Of course it's still delightful that Millie has started school this week.
It's delightful that Leo went back to school.
I was delighted, ridiculously delighted.
I was practically skipping out of that school gate quicker than Millie charged in!
My plan for the summer I imagine echoed every parent's plan who were
After one to many stressful soft play dates we decided we would stick to outdoor activities. Which have been fun. Picnics, walks, parks, that sort of thing. Other than bloody noses, grazed knees, blisters, removing dead bugs from children's mouths and hyperventilating, feet kicking, ground hitting tantrums! We have had a blast!
The icing on the big fat activity cake of summer was the school uniform shop! There is just one shop in which to purchase the uniform from and it provides its services to at least half the schools in the city!!!
There are no words to describe my anxiety levels that day. The whole procedure from start to finish can only be described as hell!
The thirty minute queue to enter the shop!
The angelic children that sat around us patiently waiting to try on their new angelic uniforms, whilst my little demons swung on the clothes racks!
The thirty minute wait to pay whilst a dance performance was offered to the customers by my three year old and my niece whether the audience liked it or not and after the dance performance both of the little demons lay down in the middle of the isle through sheer exhaustion and publically announced they were dying of thirst. The angelic children looked on.

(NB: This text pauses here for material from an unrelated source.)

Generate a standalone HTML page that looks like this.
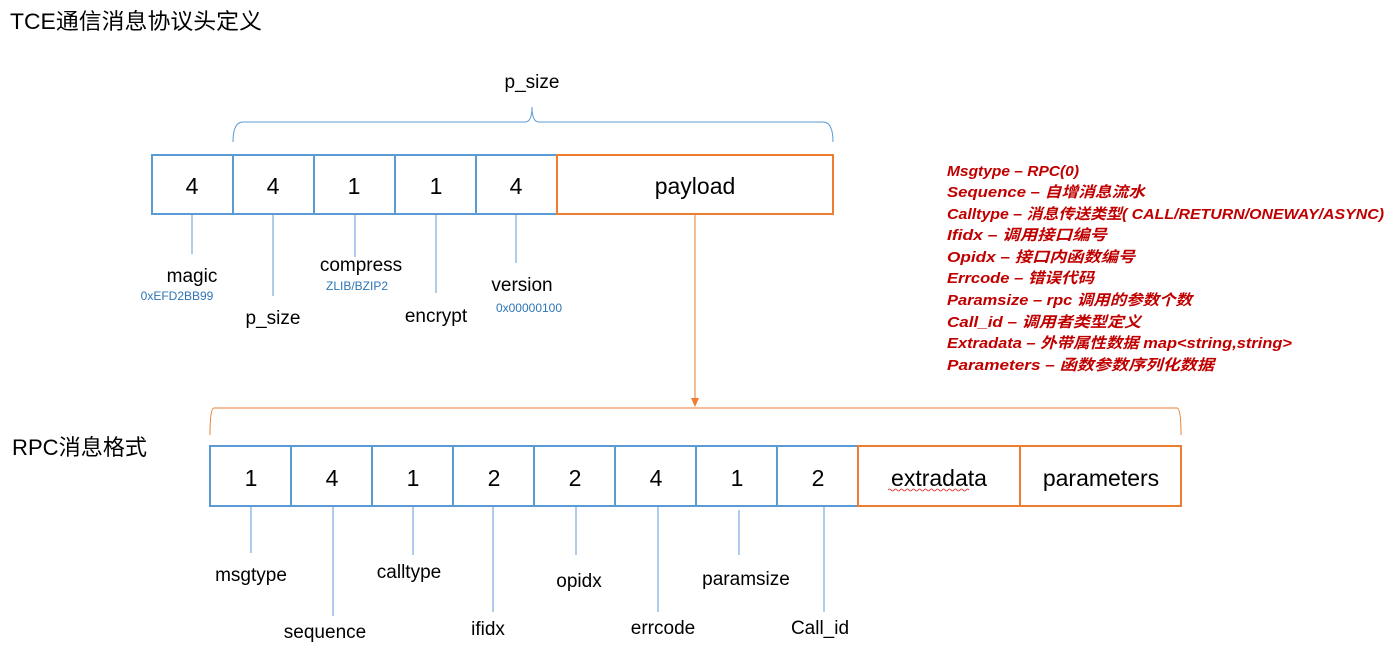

Finally the realisation that hit me once I had got to the till, I was going to have to return my newly purchased jeans and bag or sell one of my children to be able to afford the uniform!
I do believe that the school uniform shop day has changed me as a person, in a positive way! When I am having a bad day in the future whether we are running late, books can't be found or the school requests me to dress the kids as giant Mexican space bugs for children in need day with thirty three minutes notice, I am always going to be able to think things could be worse!
The best days ( I feel like I should at least attempt to throw a little light on the situation) and there have been a few where my urge to reach for the wine was practically non existent, were the unplanned days. The sunny garden days. The lovely warm bird watching, bug spotting mornings that rolled into hot summer, water play kind of afternoons. No planning just playing! We had picnic lunches and barbeque teas and it didn't matter that they wanted to scream and dance and run around half naked! I love them days!
Even those days though were not enough to halt my day dreams last week. Imagining what I would do with those rare few child free hours. I fantasised about having my nails done or going out for lunch. Planning a social life or preparing for university next week. I could go on. In fact the reality has been I have cleared out Millie's wardrobe, sorted Leo's Lego, sent requests for special Christmas gifts to Santa, arranged trips for half term and sat outside school fifteen minutes before the gates opened because I couldn't wait to hear about the angelic fun my little demons had experienced!